Gas shales wells typically have long reserve lives and low production rates and capture gas over a wide geographical area rather than in discrete structural traps. The gas molecules are "adsorbed," or held to the surface of the organically rich marine shales, which were typically produced in the Devonian period.
Reeves cited the gas shales success of Mitchell Energy & Development Corp. in the Fort Worth Basin of north central Texas as an important element in enticing Devon Energy Corp. (DVN) to acquire Mitchell in January.
He stressed that the economics of Mitchell's gas shales play in north central Texas has improved considerably over time.
Before 1990, Mitchell had drilled 75 wells in the area at a cost of $600,000 to $1 million a well. They had an estimated ultimate recovery per well of 0.3 billion cubic feet to 0.5 billion cubic feet, and finding and development costs of $1.20 to $3.33 per thousand cubic feet, Reeves said.
By 2000, though, Mitchell had used new technology to better define the reservoir, space wells more closely, and produce more per well. By 2000, Mitchell was spacing one well per 27 to 55 acres, versus one well for every 320 acres before 1990.
The closer spacing translated to economies of scale, profitable production, and much higher booked reserves. By 2000, the cost per well had dropped to $400,000 to $600,000, estimated ultimate recovery had risen to 0.8 billion cubic feet to 1.2 billion cubic feet of natural gas per well, and finding and development costs had sunk to 33 cents to 75 cents per thousand cubic feet.
Reeves also cited Burlington Resources Inc. (BR) for its gas shales efforts in the San Juan Basin of New Mexico.
The use of better technology is key to making gas shales production a profitable proposition, according to Reeves.
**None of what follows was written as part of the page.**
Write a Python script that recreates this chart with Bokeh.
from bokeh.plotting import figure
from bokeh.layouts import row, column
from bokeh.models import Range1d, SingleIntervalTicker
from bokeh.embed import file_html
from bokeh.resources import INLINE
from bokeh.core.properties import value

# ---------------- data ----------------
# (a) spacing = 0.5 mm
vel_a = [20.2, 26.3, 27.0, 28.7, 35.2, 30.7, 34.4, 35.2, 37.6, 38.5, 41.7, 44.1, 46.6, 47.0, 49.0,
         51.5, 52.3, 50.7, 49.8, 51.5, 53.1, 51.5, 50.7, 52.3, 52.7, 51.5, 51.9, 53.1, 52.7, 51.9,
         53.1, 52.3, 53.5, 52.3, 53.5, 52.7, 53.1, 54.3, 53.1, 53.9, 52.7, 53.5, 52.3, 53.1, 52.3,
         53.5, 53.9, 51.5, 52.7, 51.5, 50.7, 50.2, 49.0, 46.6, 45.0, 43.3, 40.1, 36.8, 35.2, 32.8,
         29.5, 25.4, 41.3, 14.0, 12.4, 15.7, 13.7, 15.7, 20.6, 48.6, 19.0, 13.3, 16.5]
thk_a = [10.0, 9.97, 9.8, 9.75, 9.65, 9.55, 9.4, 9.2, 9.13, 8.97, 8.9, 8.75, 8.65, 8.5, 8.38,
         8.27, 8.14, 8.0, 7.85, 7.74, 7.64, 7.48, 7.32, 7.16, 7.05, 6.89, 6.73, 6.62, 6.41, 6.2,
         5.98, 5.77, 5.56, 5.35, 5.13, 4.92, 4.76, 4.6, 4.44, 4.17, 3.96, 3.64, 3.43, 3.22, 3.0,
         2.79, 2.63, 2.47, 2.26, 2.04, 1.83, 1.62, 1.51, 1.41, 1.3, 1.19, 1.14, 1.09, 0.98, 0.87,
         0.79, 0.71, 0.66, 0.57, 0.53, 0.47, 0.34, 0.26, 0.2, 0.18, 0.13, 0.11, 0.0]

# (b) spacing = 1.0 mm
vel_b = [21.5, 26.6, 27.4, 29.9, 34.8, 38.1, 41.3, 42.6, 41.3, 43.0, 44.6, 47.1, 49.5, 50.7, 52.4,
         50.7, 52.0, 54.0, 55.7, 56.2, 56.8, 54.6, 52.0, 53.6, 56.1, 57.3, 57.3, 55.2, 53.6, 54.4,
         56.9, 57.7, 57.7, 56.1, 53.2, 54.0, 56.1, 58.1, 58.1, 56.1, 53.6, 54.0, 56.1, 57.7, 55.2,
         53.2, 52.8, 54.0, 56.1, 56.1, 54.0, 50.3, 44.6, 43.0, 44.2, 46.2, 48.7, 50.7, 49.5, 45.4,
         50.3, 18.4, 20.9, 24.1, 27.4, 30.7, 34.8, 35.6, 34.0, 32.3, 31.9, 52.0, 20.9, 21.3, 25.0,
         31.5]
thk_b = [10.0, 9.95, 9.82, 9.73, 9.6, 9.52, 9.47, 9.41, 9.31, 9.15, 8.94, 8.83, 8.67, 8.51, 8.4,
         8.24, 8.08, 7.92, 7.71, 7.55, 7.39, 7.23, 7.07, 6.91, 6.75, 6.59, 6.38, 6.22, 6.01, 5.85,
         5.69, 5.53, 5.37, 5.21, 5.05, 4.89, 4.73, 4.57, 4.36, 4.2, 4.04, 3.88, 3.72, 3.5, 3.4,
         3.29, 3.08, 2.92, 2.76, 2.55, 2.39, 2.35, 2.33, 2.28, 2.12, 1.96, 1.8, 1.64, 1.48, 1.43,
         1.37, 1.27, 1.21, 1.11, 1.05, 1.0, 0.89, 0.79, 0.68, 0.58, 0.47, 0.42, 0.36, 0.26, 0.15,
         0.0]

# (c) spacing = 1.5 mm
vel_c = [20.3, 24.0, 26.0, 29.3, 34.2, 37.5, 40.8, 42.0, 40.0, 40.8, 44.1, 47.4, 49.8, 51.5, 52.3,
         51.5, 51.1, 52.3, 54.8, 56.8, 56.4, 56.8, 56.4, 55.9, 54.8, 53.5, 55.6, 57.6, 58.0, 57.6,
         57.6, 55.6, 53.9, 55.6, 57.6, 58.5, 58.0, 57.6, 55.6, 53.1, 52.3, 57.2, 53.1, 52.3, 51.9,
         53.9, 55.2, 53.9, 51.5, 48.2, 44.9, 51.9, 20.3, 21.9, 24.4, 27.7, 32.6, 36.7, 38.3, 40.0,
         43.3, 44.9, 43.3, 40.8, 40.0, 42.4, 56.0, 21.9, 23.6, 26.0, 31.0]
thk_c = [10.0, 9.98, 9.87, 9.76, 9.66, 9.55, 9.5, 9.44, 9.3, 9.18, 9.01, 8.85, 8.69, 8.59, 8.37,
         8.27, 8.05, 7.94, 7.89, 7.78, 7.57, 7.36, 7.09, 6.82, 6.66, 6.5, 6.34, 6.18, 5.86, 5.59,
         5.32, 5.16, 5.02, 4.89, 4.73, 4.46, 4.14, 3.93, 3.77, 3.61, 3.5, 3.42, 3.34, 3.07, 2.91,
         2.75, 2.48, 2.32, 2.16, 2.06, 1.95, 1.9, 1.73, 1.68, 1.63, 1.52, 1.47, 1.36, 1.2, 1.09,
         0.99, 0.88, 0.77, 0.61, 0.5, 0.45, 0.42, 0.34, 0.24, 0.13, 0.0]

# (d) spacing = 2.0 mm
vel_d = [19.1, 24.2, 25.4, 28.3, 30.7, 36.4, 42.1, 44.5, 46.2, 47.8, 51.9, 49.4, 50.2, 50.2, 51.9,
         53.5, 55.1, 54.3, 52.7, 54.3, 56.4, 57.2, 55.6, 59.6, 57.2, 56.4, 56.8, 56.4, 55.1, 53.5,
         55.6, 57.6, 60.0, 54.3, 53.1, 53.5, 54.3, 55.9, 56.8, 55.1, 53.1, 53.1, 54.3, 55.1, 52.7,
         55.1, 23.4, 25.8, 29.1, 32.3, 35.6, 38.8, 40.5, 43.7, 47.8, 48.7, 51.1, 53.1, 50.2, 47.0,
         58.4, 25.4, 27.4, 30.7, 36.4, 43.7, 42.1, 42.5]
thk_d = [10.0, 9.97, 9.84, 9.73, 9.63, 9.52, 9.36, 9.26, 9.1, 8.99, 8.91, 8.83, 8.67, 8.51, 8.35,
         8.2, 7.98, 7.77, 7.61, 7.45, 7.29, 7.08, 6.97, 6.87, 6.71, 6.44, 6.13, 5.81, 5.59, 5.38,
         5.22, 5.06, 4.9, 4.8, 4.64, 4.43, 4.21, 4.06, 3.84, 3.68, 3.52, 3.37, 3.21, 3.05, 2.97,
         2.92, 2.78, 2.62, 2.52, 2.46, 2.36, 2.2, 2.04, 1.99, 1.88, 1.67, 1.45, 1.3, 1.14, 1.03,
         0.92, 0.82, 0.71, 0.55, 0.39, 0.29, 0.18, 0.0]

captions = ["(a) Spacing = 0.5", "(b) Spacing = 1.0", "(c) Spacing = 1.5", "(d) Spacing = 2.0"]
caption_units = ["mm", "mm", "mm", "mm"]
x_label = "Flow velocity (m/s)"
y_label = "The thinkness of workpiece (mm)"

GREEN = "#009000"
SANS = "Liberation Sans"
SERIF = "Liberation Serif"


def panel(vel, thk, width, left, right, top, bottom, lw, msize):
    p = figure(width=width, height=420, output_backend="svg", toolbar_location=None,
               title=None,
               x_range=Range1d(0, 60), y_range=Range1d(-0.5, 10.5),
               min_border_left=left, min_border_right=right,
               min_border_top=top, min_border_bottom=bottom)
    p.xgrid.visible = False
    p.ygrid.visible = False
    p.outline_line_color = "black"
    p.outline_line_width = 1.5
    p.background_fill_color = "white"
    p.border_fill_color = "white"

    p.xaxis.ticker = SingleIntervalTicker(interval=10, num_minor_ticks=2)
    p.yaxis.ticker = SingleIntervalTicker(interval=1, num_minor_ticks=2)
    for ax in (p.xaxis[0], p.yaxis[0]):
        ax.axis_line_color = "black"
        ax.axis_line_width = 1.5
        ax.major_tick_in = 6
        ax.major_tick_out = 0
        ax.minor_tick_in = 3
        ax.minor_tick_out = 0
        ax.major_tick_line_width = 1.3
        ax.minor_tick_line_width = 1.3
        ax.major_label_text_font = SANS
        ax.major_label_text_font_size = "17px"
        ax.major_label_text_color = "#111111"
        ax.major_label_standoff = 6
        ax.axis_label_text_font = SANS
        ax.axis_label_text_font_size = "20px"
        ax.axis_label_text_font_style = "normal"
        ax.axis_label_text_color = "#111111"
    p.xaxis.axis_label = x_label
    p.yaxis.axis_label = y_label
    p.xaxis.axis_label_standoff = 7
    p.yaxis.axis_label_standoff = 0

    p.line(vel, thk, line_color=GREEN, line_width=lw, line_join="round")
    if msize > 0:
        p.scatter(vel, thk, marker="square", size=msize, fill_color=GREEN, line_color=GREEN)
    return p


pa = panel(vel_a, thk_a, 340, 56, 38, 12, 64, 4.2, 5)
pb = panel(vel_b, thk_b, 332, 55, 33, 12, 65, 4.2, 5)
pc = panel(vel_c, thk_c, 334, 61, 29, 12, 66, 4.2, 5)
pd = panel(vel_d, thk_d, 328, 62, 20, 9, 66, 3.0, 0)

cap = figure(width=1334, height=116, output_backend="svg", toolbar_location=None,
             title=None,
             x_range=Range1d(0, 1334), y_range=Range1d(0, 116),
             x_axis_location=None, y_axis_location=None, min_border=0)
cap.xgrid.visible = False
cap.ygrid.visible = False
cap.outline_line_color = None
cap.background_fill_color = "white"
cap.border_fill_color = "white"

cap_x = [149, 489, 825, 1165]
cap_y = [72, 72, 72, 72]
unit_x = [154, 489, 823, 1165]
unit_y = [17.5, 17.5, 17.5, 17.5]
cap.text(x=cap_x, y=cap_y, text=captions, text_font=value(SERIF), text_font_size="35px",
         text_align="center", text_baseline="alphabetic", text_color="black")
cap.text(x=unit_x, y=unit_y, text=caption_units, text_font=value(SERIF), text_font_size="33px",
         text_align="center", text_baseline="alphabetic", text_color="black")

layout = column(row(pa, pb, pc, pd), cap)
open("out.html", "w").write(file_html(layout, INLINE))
Better technology is enabling "sweet spot" exploration in areas of natural-fracture clusters, where the permeability of the rock is improved because of natural fractures, often near fault lines.
Reservoir characterization and modeling, using three-dimensional seismic information, is also key, as is proper stimulation of the rock to enhance production.
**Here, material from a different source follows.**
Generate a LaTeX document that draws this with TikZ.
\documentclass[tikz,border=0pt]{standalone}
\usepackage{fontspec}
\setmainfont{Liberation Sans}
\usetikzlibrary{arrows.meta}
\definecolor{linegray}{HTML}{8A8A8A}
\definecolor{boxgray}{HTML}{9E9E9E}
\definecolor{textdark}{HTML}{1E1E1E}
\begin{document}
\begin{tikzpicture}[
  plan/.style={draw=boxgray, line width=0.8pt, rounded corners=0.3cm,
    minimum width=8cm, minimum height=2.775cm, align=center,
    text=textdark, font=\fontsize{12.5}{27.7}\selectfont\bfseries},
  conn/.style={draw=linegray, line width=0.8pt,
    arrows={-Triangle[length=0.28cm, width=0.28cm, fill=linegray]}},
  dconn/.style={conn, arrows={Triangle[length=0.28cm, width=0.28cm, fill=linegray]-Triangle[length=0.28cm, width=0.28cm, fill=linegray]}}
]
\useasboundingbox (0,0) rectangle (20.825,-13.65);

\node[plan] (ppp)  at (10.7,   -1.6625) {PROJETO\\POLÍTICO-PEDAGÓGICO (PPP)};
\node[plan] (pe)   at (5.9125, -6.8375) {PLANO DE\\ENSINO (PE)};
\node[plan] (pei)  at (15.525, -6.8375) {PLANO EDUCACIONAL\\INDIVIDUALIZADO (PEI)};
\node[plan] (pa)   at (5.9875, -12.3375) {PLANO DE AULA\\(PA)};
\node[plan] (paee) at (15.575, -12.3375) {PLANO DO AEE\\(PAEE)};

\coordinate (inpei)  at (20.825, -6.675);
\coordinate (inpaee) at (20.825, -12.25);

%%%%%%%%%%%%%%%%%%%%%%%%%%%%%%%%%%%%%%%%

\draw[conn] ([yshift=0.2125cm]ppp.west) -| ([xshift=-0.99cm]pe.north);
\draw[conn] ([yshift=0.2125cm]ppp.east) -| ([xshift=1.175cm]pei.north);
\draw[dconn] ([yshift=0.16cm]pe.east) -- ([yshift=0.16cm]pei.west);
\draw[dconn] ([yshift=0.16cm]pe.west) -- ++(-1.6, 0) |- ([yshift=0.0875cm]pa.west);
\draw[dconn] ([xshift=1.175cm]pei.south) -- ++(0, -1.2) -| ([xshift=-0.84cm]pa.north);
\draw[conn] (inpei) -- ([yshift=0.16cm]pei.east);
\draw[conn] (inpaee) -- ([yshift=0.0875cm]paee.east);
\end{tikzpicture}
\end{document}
Of the total U.S. gas production of 19.2 trillion cubic feet in 2000, only 8.8 trillion came from conventional onshore production. Another 4.8 trillion cubic feet came from conventional federal offshore production, and 5.6 trillion cubic feet came from nonconventional production.
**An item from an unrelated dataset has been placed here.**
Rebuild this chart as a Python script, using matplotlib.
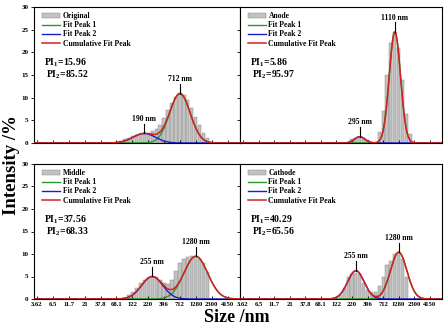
import numpy as np
import matplotlib.pyplot as plt

plt.rcParams['font.family'] = ['Liberation Serif', 'DejaVu Serif']
plt.rcParams['font.weight'] = 'bold'
plt.rcParams['mathtext.fontset'] = 'custom'
plt.rcParams['mathtext.rm'] = 'Liberation Serif:bold'
plt.rcParams['mathtext.it'] = 'Liberation Serif:bold'
plt.rcParams['mathtext.bf'] = 'Liberation Serif:bold'

# DLS size classes (nm), from 58.77 up to 2669
sizes = [58.77, 68.06, 78.82, 91.28, 105.7, 122.4, 141.8, 164.2, 190.1, 220.2,
         255.0, 295.3, 342.0, 396.1, 458.7, 531.2, 615.1, 712.4, 825.0, 955.4,
         1106, 1281, 1484, 1718, 1990, 2305, 2669]

tick_sizes = [3.615, 6.503, 11.7, 21.04, 37.84, 68.06, 122.4, 220.2, 396.1,
              712.4, 1281, 2305, 4145]
tick_labels = ['3.62', '6.5', '11.7', '21', '37.8', '68.1', '122', '220', '396',
               '712', '1280', '2300', '4150']

# intensity distribution (%) of each sample
original = [0, 0.3, 0.5, 0.8, 1.2, 1.5, 1.8, 2.0, 2.2, 2.3, 2.6, 3.0, 4.0, 5.5,
            7.2, 8.8, 10.2, 11.0, 10.6, 9.5, 7.8, 5.8, 3.9, 2.2, 1.0, 0.3, 0]
anode = [0, 0, 0, 0, 0, 0, 0, 0, 0.3, 0.8, 1.2, 1.4, 1.2, 0.7, 0.2, 0, 2.5,
         7.0, 15.0, 22.0, 24.5, 21.0, 14.0, 6.5, 2.0, 0, 0]
middle = [0, 0, 0, 0.3, 0.8, 1.5, 2.5, 3.5, 4.2, 4.7, 5.0, 4.9, 4.3, 3.6, 3.4,
          4.3, 6.2, 8.0, 9.0, 9.4, 9.5, 9.4, 9.0, 8.0, 6.0, 0, 0]
cathode = [0, 0, 0, 0, 0, 0, 1.0, 2.5, 5.0, 5.6, 5.8, 5.5, 3.5, 2.0, 1.5, 1.5,
           3.0, 5.0, 7.5, 8.5, 10.0, 10.2, 9.0, 5.0, 0, 0, 0]

samples = ['Original', 'Anode', 'Middle', 'Cathode']
intensities = [original, anode, middle, cathode]

# gaussian fits in log10(size): (centre nm, height %, width)
peak1 = [(712, 10.9, 0.165), (1110, 24.5, 0.092), (1280, 9.5, 0.19), (1280, 10.4, 0.135)]
peak2 = [(190, 2.1, 0.18), (295, 1.4, 0.085), (255, 5.0, 0.17), (255, 6.3, 0.135)]
pi1 = ['15.96', '5.86', '37.56', '40.29']
pi2 = ['85.52', '95.97', '68.33', '65.56']


def gauss(x, c, h, w):
    return h * np.exp(-0.5 * ((x - np.log10(c)) / w) ** 2)


fig = plt.figure(figsize=(4.45, 3.30), dpi=100)
L, M, R = 34 / 445, 240 / 445, 442 / 445
rows = [(1 - 143 / 330, 136 / 330), (1 - 299 / 330, 135 / 330)]
xs = np.linspace(0.5, 3.85, 800)
lx = np.log10(sizes)

for i in range(4):
    r, c = divmod(i, 2)
    x0 = L if c == 0 else M
    w = (M - L) if c == 0 else (R - M)
    ax = fig.add_axes([x0, rows[r][0], w, rows[r][1]])

    bars = ax.bar(lx, intensities[i], width=0.052, color='#c2c2c2',
                  edgecolor='#8c8c8c', linewidth=0.35, zorder=1)
    g1 = gauss(xs, *peak1[i])
    g2 = gauss(xs, *peak2[i])
    l1, = ax.plot(xs, g1, color='#2a9a2a', lw=1.0, zorder=2)
    l2, = ax.plot(xs, g2, color='#1c1cc8', lw=1.0, zorder=2)
    l3, = ax.plot(xs, g1 + g2, color='#d42020', lw=1.1, zorder=3)

    # peak position markers
    for p in (peak1[i], peak2[i]):
        px = np.log10(p[0])
        py = gauss(px, *peak1[i]) + gauss(px, *peak2[i])
        ax.plot([px, px], [py, py + 2.1], color='black', lw=0.8, zorder=4)
        ax.text(px, py + 2.3, '%d nm' % p[0], ha='center', va='bottom',
                fontsize=5.5, fontweight='bold')

    ax.text(0.05, 0.59, r'PI$_1$=' + pi1[i], transform=ax.transAxes,
            fontsize=7, fontweight='bold', va='center')
    ax.text(0.06, 0.50, r'PI$_2$=' + pi2[i], transform=ax.transAxes,
            fontsize=7, fontweight='bold', va='center')

    ax.legend([bars, l1, l2, l3],
              [samples[i], 'Fit Peak 1', 'Fit Peak 2', 'Cumulative Fit Peak'],
              loc='upper left', bbox_to_anchor=(0.02, 0.99), frameon=False,
              prop={'size': 5.5, 'weight': 'bold'}, handlelength=2.4,
              handleheight=0.8, handletextpad=0.3, labelspacing=0.15,
              borderaxespad=0.1)

    ax.set_xlim(np.log10(3.615) - 0.05, np.log10(4145) + 0.2)
    ax.set_ylim(0, 30)
    ax.set_xticks(np.log10(tick_sizes))
    ax.set_yticks([0, 5, 10, 15, 20, 25, 30])
    ax.tick_params(axis='x', direction='in', length=2.5, width=0.6, labelsize=4.8, pad=2)
    ax.tick_params(axis='y', direction='out', length=2.5, width=0.6, labelsize=5, pad=1.5)
    if r == 0:
        ax.set_xticklabels([])
    else:
        ax.set_xticklabels(tick_labels)
    if c == 1:
        ax.set_yticklabels([])
    for s in ax.spines.values():
        s.set_linewidth(0.8)

fig.text(12 / 445, 1 - 165 / 330, 'Intensity /%', rotation=90, ha='center',
         va='center', fontsize=13.5, fontweight='bold')
fig.text(237 / 445, 1 - 318 / 330, 'Size /nm', ha='center', va='center',
         fontsize=13, fontweight='bold')

fig.savefig('out.png', dpi=100)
Conventional production is expected to decline between now and 2020, while nonconventional production is expected to grow by 59%, Reeves said. "We think there's a very, very bright future for nonconventional gas."
Of the nonconventional production in 2000, 3.7 trillion cubic feet came from tight gas sands, 1.4 trillion cubic feet came from coalbed methane, and 0.5 trillion cubic feet came from gas shales. But gas shales production is expected to grow the fastest of the three.
"Tight gas sands" are found in the lower to middle parts of basins and are extensive and don't have much water. "Coalbed methane" production occurs from coalbeds with low-cost, shallow wells after water over the coalbeds is pumped out, enabling the gas to escape from the coals.
By 2020, gas shales production is expected to grow to 1.3 trillion cubic feet per year, or 160% higher than the 0.5 trillion cubic feet recorded in 2000. Tight gas sands production is expected to grow to 5.7 trillion cubic feet per year, 54% higher than 2000 production, he said. Coalbed methane production is expected to grow to 2.1 trillion cubic feet by 2010, and then drop down to 1.9 trillion cubic feet per year by 2020, still 36% higher than 2000 production.
"Gas shales is a real opportunity," said Reeves. "We think that the Rockies will be the focus of much of that growth."